Comparing transformation methods for DNA microarray data
Clinical Epidemiology and Biostatistics, Academisch Medisch Centrum, University of Amsterdam, Meibergdreef 9, 1100 DD Amsterdam, Netherlands
BMC Bioinformatics 2004, 5:77 doi:10.1186/1471-2105-5-77Published: 17 June 2004
When DNA microarray data are used for gene clustering, genotype/phenotype correlation studies, or tissue classification the signal intensities are usually transformed and normalized in several steps in order to improve comparability and signal/noise ratio. These steps may include subtraction of an estimated background signal, subtracting the reference signal, smoothing (to account for nonlinear measurement effects), and more. Different authors use different approaches, and it is generally not clear to users which method they should prefer.

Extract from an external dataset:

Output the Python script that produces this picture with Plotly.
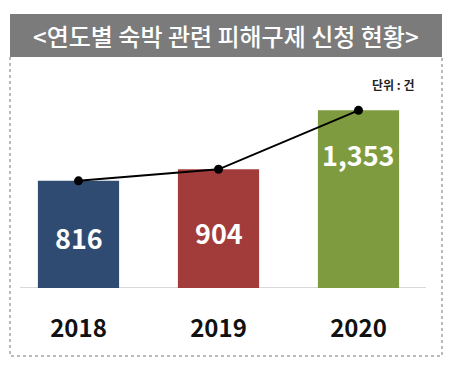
import plotly.graph_objects as go

years = ["2018", "2019", "2020"]
values = [816, 904, 1353]
value_labels = ["816", "904", "1,353"]
bar_colors = ["#2F4B72", "#A23C3B", "#7E9C3F"]
title_text = "&lt;연도별 숙박 관련 피해구제 신청 현황&gt;"
unit_text = "단위 : 건"

W, H = 452, 373
FONT = "Noto Sans CJK KR"

# label vertical placement as fraction of bar height (styling)
label_frac = [0.47, 0.465, 0.75]

fig = go.Figure()
fig.add_trace(go.Bar(
    x=years, y=values, width=0.58,
    marker=dict(color=bar_colors, line=dict(width=0)),
    hoverinfo="skip", showlegend=False,
))
fig.add_trace(go.Scatter(
    x=years, y=values, mode="lines+markers",
    line=dict(color="#000000", width=2),
    marker=dict(color="#000000", size=9),
    hoverinfo="skip", showlegend=False,
))

for i, (v, lab, f) in enumerate(zip(values, value_labels, label_frac)):
    fig.add_annotation(x=i, y=v * f, xref="x", yref="y", text=lab,
                       showarrow=False, xanchor="center", yanchor="middle",
                       font=dict(family=FONT, size=27, color="white", weight="bold"))

# title box
fig.add_shape(type="rect", xref="paper", yref="paper",
              x0=10 / W, x1=442 / W, y0=1 - 57 / H, y1=1 - 14 / H,
              fillcolor="#7B7B7B", line=dict(width=0), layer="below")
fig.add_annotation(x=226 / W, y=1 - 35.5 / H, xref="paper", yref="paper",
                   xanchor="center", yanchor="middle",
                   text=title_text, showarrow=False,
                   font=dict(family=FONT, size=24, color="white", weight=500))
# dotted frame
fig.add_shape(type="path", xref="paper", yref="paper",
              path=f"M {10/W} {1-57/H} L {10/W} {1-356/H} L {442/W} {1-356/H} L {442/W} {1-57/H}",
              line=dict(color="#777777", width=1, dash="dot"))
# baseline
fig.add_shape(type="line", xref="paper", yref="y",
              x0=20 / W, x1=426 / W, y0=0, y1=0,
              line=dict(color="#D9D9D9", width=2), layer="below")
# unit
fig.add_annotation(x=416 / W, y=1 - 84 / H, xref="paper", yref="paper",
                   xanchor="right", yanchor="middle", text=unit_text, showarrow=False,
                   font=dict(family=FONT, size=12, color="#222222", weight="bold"))

fig.update_layout(
    width=W, height=H,
    margin=dict(l=0, r=0, t=0, b=0),
    paper_bgcolor="white", plot_bgcolor="rgba(0,0,0,0)",
    xaxis=dict(type="category", domain=[8.5 / W, 428.5 / W], range=[-0.5, 2.5],
               showgrid=False, zeroline=False, showline=False, ticks="",
               tickfont=dict(family=FONT, size=24, color="#111111", weight="bold"),
               ticklabelstandoff=24),
    yaxis=dict(domain=[85 / H, 313 / H], range=[0, 228 / 0.1313],
               visible=False),
)

fig.write_html("out.html", config={"displayModeBar": False},
               post_script="document.body.style.margin='0';")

We used the ratio between biological variance and measurement variance (which is an F-like statistic) as a quality measure for transformation methods, and we demonstrate a method for maximizing that variance ratio on real data. We explore a number of transformations issues, including Box-Cox transformation, baseline shift, partial subtraction of the log-reference signal and smoothing. It appears that the optimal choice of parameters for the transformation methods depends on the data. Further, the behavior of the variance ratio, under the null hypothesis of zero biological variance, appears to depend on the choice of parameters.
The use of replicates in microarray experiments is important. Adjustment for the null-hypothesis behavior of the variance ratio is critical to the selection of transformation method.